Importing and exporting models

After you define a model with the SDU editor, you can save it and reuse it on other collections.

You can import or export your completed SDU model using the toolbar at the top of the editor. Click the last icon and choose Import model or Export model.

Exported models have the file extension of .sdumodel.

An imported model is intended to be used without any further annotations. If you continue annotating after importing it, the model is overwritten. If you plan to import a model into a new collection, it is a good best practice to create a new collection that contains only 1 document, import the model, then upload the remainder of your documents.

Best practices for annotating documents

If you want to save time reprocessing all the files in a large collection, start with a small collection of documents, build your model, and then export it. For more information about importing and exporting models, see Importing and exporting models. Create a collection that contains only one document, import the model, and then upload the remainder of the documents.
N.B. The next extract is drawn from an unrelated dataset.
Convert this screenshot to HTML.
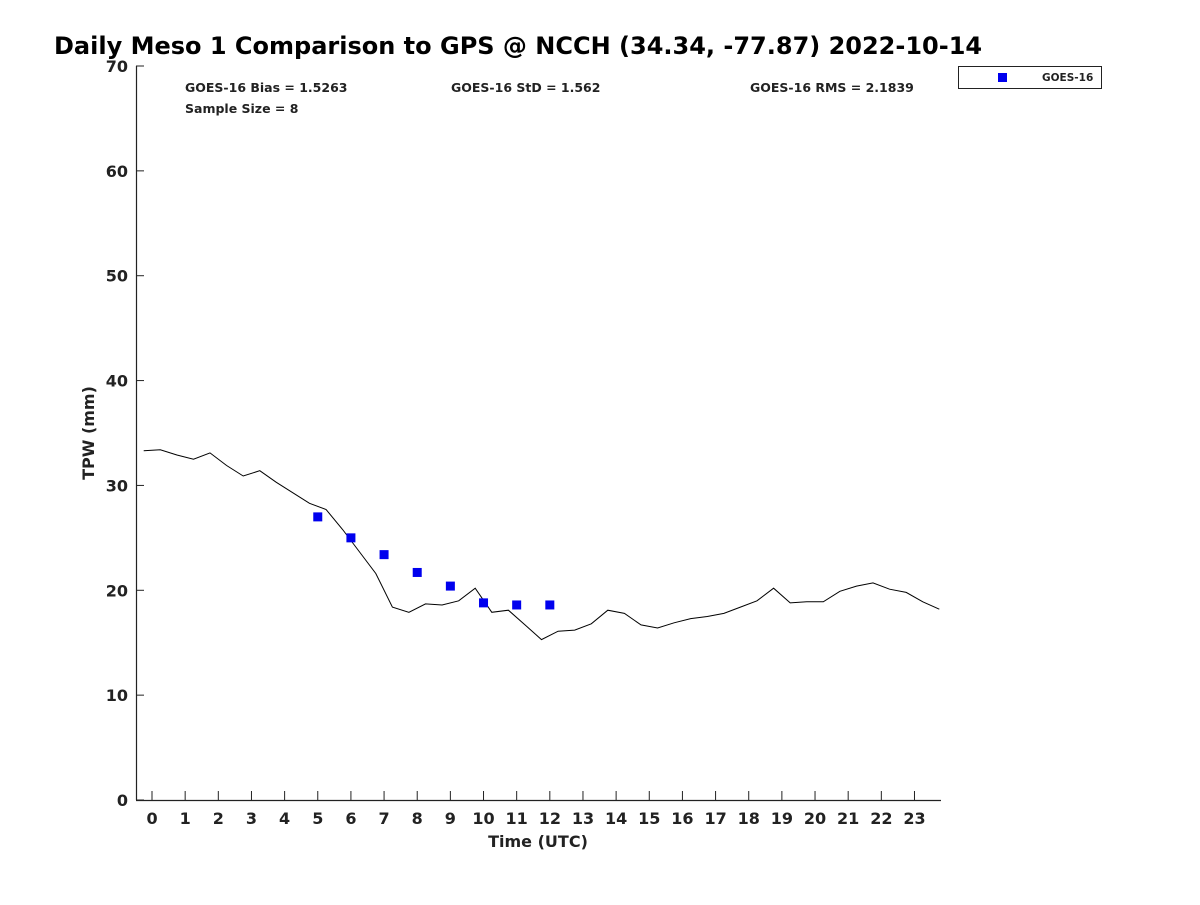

  • Follow all guidelines and use consistent labeling on all documents
  • Do not label whitespace
  • Use the image labels on images and diagrams
  • Do not treat bold, italic, or underlined text differently. Label based on the context, not the style.
  • When labeling a document, work from the first page to the last.
  • If you incorrectly label an item, choose another label for the item to overwrite the first.
  • Pages can be submitted at any time. Ensure that all appropriate labeling is complete before submitting.
  • Documents that appear to have text overlaying other text are considered “double overlaid” and cannot be annotated. Report these documents to your administrator.
  • Documents that contain multiple columns of text on a single page cannot be annotated. Report these documents to your administrator.
  • Consider only labeling footnotes when they appear at the bottom of the page and are referenced in the main body of text in the document.
  • Consider labeling notes that appear within sections or lists, for example notes that are explicitly called out as “Notes,” as text.
  • When you annotate a table, make sure to select the entire table before you apply the table label.
  • If the visual structure of one set of documents is drastically different from another, group the documents that are structured similarly in separate collections and then retrain each collection.